On May 7, 1939 the team played their last game as Club Deportivo Euzkadi, which was a 2–7 loss to Club España. Due to this loss, the team finished the season as runners-up in the league.

A month after the championship had ended the Basque Country national football team reformed for one last match, played on June 18, 1939, against the Paraguayan side Club Atlético Corrales. Included in the squad was the Basque goalkeeper Joaquín Urkiaga who had played the season in Club Asturias. The match ended as a 4–4 draw.

After this match the team was disbanded, and the players each received their first and only payment which was 10,000 pesetas.

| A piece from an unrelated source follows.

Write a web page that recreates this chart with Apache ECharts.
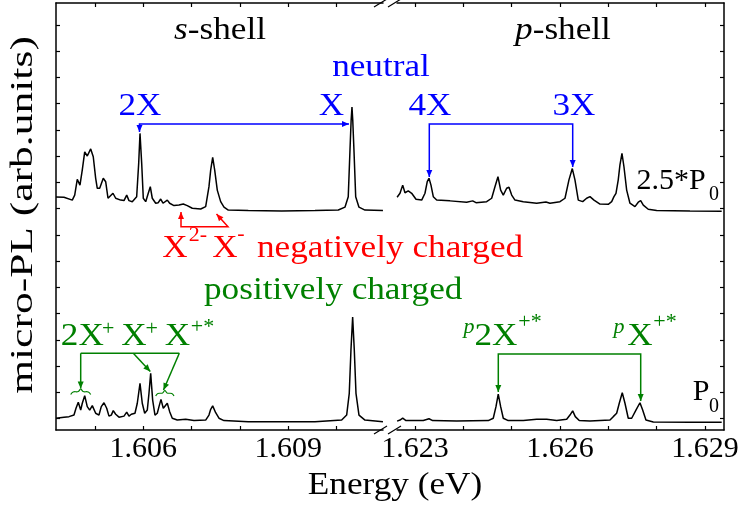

The players then joined various league sides in Mexico and Argentina. Cilauren, Alonso, Barcos, Blasco, Iborra, Muguerza, Aedo and Iraragorri signed for Club España. The Reguiero brothers, Urquiola, Aguirre and Larrinaga signed for Club Asturias. Lángara joined San Lorenzo de Almagro in Argentina, where Zubieta had gone mid-season.

==Legacy==
The main legacy of the team was the impulse it gave to the professionalization of association football in Mexico. When the team arrived in Mexico in 1937, all its players were already professionals, whereas most Mexican players were not paid openly, and instead were employed in certain jobs where they were given special conditions so that they could play sport. With the arrival of the Basque team the number of spectators increased enormously and radio began to broadcast matches, so that Mexican footballers began to realize that they could begin to live only from football.